— Begin —

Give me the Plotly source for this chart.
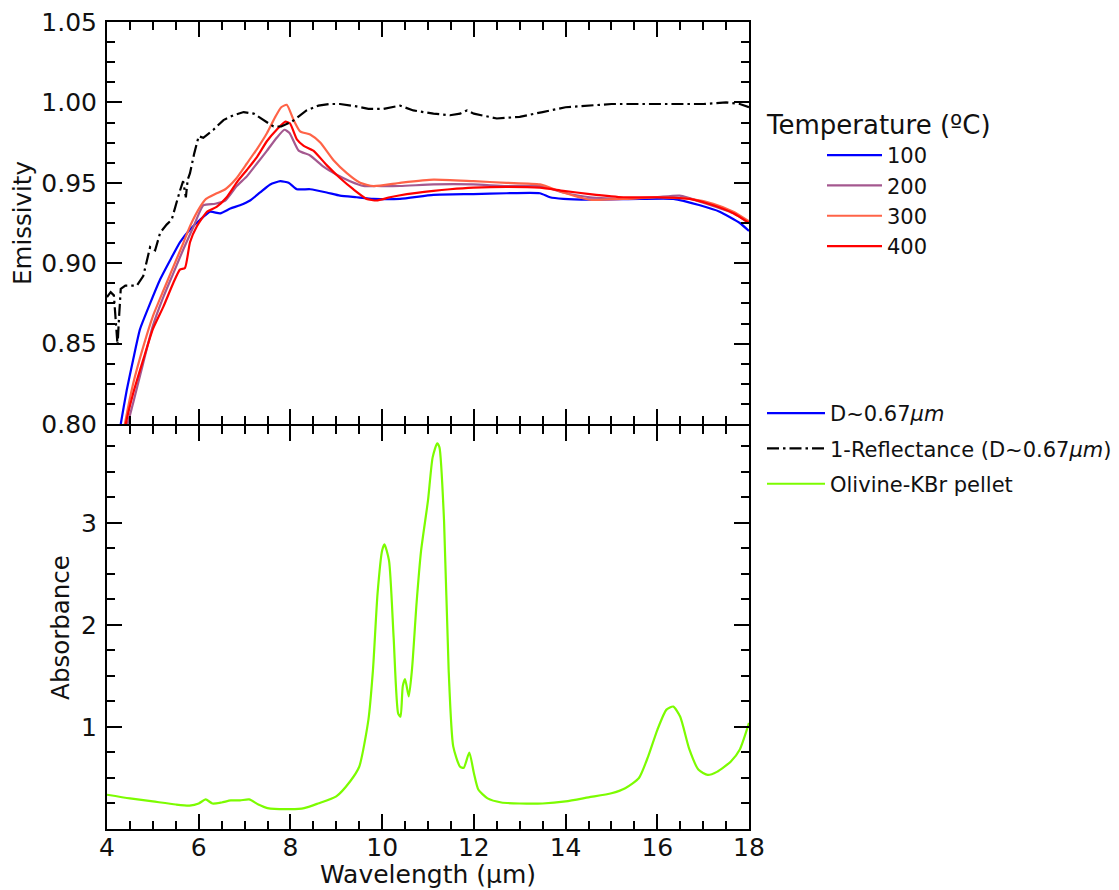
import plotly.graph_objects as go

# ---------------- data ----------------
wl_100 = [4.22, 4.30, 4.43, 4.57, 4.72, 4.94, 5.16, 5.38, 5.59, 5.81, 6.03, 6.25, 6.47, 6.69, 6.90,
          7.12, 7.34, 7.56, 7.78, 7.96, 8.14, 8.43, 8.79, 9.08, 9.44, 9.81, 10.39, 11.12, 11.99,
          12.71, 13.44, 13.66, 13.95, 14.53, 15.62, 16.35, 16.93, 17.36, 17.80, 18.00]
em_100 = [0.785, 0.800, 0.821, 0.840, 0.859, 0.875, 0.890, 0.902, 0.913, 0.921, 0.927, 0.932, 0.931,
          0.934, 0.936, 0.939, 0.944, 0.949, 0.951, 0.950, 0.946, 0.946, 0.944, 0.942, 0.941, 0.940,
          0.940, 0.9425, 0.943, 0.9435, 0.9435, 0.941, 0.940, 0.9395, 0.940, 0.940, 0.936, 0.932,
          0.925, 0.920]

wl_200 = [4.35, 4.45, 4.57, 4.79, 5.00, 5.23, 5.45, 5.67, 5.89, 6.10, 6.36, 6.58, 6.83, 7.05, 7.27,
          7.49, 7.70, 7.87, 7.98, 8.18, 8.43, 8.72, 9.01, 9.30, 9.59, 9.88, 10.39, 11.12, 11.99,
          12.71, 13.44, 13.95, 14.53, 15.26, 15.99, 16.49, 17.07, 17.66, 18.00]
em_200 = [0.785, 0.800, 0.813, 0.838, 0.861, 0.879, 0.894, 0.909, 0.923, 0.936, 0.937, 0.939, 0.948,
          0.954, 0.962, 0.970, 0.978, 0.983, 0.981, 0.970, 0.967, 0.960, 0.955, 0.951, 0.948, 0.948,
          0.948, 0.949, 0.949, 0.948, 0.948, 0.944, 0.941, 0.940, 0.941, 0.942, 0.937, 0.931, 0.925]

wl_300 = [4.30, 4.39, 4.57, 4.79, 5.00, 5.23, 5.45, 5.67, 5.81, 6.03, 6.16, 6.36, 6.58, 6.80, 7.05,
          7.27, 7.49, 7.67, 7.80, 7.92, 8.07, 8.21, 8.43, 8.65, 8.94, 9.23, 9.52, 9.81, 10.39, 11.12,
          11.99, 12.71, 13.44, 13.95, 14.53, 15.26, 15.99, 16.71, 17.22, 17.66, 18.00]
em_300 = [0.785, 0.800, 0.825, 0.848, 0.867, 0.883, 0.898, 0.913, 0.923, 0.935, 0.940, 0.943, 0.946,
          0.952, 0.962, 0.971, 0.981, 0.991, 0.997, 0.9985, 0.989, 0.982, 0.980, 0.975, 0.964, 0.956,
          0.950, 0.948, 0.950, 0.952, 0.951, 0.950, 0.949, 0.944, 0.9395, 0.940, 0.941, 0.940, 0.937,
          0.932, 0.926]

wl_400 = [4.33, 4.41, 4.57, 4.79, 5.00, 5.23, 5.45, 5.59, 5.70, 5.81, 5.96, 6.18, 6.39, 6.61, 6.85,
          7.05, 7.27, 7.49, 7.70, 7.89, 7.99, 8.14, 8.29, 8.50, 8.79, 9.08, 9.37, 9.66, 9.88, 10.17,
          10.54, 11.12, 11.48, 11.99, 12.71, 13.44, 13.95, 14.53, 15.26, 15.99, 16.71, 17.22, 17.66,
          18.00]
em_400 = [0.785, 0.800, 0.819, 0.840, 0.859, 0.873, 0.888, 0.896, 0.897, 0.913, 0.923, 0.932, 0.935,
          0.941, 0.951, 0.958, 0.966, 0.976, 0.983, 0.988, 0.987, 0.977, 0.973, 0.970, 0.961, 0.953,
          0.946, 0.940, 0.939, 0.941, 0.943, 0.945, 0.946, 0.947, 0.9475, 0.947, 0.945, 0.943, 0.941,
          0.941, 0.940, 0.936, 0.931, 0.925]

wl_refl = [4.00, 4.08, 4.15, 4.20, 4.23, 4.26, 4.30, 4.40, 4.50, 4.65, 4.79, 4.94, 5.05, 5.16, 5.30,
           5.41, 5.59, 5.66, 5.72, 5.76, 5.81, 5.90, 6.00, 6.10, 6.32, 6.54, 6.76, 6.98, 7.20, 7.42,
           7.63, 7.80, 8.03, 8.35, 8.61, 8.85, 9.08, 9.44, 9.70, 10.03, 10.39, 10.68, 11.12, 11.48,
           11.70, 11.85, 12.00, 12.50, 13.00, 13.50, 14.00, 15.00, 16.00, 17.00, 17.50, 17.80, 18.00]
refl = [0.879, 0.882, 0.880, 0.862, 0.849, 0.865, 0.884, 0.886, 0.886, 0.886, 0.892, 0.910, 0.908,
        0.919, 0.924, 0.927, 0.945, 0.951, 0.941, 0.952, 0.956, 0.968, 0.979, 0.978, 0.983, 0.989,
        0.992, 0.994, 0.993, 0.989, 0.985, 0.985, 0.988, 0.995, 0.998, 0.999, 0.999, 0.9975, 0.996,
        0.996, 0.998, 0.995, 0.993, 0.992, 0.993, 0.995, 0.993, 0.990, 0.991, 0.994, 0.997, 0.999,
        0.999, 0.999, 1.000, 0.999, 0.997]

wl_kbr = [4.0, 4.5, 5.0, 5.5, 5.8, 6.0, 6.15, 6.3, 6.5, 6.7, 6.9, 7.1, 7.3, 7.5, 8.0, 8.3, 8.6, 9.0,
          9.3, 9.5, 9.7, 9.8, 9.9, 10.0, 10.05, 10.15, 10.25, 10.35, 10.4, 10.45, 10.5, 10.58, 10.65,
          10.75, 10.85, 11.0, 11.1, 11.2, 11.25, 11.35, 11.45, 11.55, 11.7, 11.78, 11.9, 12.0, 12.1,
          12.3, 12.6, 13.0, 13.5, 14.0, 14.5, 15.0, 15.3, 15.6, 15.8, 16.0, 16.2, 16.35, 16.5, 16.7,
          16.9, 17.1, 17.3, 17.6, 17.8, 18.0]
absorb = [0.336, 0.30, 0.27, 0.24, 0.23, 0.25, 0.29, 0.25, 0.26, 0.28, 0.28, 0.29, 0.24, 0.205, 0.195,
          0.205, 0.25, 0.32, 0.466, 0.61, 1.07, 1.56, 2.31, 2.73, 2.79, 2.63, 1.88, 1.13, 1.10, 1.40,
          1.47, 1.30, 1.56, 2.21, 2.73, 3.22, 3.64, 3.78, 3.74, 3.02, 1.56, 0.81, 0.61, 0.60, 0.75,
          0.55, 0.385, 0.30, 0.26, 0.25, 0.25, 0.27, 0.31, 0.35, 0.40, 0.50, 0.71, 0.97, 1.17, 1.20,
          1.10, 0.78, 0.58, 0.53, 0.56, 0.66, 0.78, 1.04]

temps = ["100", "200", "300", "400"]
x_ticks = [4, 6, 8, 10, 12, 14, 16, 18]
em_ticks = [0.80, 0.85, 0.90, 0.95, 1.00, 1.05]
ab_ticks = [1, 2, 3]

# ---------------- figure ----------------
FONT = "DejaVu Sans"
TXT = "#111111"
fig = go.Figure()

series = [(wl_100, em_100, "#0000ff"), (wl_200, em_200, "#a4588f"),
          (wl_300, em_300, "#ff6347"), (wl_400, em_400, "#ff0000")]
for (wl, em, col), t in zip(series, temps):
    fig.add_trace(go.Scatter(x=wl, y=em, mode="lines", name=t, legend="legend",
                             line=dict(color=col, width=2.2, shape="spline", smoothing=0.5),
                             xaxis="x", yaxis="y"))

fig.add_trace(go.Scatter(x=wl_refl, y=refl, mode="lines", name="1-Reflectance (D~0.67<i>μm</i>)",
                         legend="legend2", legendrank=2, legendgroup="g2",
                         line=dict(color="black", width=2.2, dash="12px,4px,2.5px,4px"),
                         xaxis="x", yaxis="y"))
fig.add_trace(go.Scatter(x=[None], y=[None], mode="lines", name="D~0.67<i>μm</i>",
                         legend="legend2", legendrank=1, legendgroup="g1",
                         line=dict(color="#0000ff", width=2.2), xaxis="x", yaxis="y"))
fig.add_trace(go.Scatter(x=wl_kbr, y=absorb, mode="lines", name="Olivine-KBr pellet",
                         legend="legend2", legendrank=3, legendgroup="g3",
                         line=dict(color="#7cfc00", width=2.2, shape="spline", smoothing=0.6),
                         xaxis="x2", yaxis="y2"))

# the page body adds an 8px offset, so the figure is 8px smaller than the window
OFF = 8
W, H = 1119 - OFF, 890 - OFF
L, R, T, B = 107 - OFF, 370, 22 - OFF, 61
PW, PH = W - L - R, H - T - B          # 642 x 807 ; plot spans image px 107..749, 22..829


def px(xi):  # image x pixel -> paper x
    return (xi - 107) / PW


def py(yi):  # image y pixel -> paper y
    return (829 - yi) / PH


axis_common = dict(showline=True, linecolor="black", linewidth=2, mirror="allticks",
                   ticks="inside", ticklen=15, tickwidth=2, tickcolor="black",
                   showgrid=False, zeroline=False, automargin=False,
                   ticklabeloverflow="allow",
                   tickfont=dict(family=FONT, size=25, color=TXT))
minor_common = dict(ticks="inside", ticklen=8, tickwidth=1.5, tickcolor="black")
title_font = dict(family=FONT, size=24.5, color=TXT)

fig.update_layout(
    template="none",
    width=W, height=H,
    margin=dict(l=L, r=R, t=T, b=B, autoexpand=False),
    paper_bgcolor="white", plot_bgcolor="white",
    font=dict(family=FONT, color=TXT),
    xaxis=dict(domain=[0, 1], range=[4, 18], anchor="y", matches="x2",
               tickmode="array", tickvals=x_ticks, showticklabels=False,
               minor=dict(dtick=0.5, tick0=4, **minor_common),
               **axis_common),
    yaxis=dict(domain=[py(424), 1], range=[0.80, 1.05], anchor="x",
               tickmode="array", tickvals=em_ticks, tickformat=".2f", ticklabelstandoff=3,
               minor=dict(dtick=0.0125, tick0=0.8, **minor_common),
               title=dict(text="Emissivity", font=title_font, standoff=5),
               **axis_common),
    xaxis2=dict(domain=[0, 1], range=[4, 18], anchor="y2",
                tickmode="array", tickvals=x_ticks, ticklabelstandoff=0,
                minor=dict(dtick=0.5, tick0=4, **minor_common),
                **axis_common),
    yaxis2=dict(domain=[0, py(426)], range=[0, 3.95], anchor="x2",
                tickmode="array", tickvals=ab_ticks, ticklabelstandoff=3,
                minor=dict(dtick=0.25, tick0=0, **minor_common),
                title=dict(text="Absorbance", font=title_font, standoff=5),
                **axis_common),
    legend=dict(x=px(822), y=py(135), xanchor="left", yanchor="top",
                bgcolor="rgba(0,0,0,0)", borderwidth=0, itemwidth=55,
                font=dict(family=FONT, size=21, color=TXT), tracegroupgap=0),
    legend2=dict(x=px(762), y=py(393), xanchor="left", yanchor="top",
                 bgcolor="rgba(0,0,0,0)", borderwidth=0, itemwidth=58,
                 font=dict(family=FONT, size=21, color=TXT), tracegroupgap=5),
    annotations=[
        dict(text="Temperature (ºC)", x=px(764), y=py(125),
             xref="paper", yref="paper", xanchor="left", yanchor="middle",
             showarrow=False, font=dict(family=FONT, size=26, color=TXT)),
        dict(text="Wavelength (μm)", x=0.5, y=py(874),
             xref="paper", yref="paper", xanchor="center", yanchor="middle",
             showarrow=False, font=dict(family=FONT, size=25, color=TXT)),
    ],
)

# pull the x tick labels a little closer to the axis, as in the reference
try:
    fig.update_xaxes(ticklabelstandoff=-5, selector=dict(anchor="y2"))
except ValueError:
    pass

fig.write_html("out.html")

— End —

**Set problem**
Please quote the lines of the material, beginning with the first and ending with the one that contains "0.937, 0.931, 0.925]", exactly as written and without any pictures.

**Answer below**
Give me the Plotly source for this chart.
import plotly.graph_objects as go

# ---------------- data ----------------
wl_100 = [4.22, 4.30, 4.43, 4.57, 4.72, 4.94, 5.16, 5.38, 5.59, 5.81, 6.03, 6.25, 6.47, 6.69, 6.90,
          7.12, 7.34, 7.56, 7.78, 7.96, 8.14, 8.43, 8.79, 9.08, 9.44, 9.81, 10.39, 11.12, 11.99,
          12.71, 13.44, 13.66, 13.95, 14.53, 15.62, 16.35, 16.93, 17.36, 17.80, 18.00]
em_100 = [0.785, 0.800, 0.821, 0.840, 0.859, 0.875, 0.890, 0.902, 0.913, 0.921, 0.927, 0.932, 0.931,
          0.934, 0.936, 0.939, 0.944, 0.949, 0.951, 0.950, 0.946, 0.946, 0.944, 0.942, 0.941, 0.940,
          0.940, 0.9425, 0.943, 0.9435, 0.9435, 0.941, 0.940, 0.9395, 0.940, 0.940, 0.936, 0.932,
          0.925, 0.920]

wl_200 = [4.35, 4.45, 4.57, 4.79, 5.00, 5.23, 5.45, 5.67, 5.89, 6.10, 6.36, 6.58, 6.83, 7.05, 7.27,
          7.49, 7.70, 7.87, 7.98, 8.18, 8.43, 8.72, 9.01, 9.30, 9.59, 9.88, 10.39, 11.12, 11.99,
          12.71, 13.44, 13.95, 14.53, 15.26, 15.99, 16.49, 17.07, 17.66, 18.00]
em_200 = [0.785, 0.800, 0.813, 0.838, 0.861, 0.879, 0.894, 0.909, 0.923, 0.936, 0.937, 0.939, 0.948,
          0.954, 0.962, 0.970, 0.978, 0.983, 0.981, 0.970, 0.967, 0.960, 0.955, 0.951, 0.948, 0.948,
          0.948, 0.949, 0.949, 0.948, 0.948, 0.944, 0.941, 0.940, 0.941, 0.942, 0.937, 0.931, 0.925]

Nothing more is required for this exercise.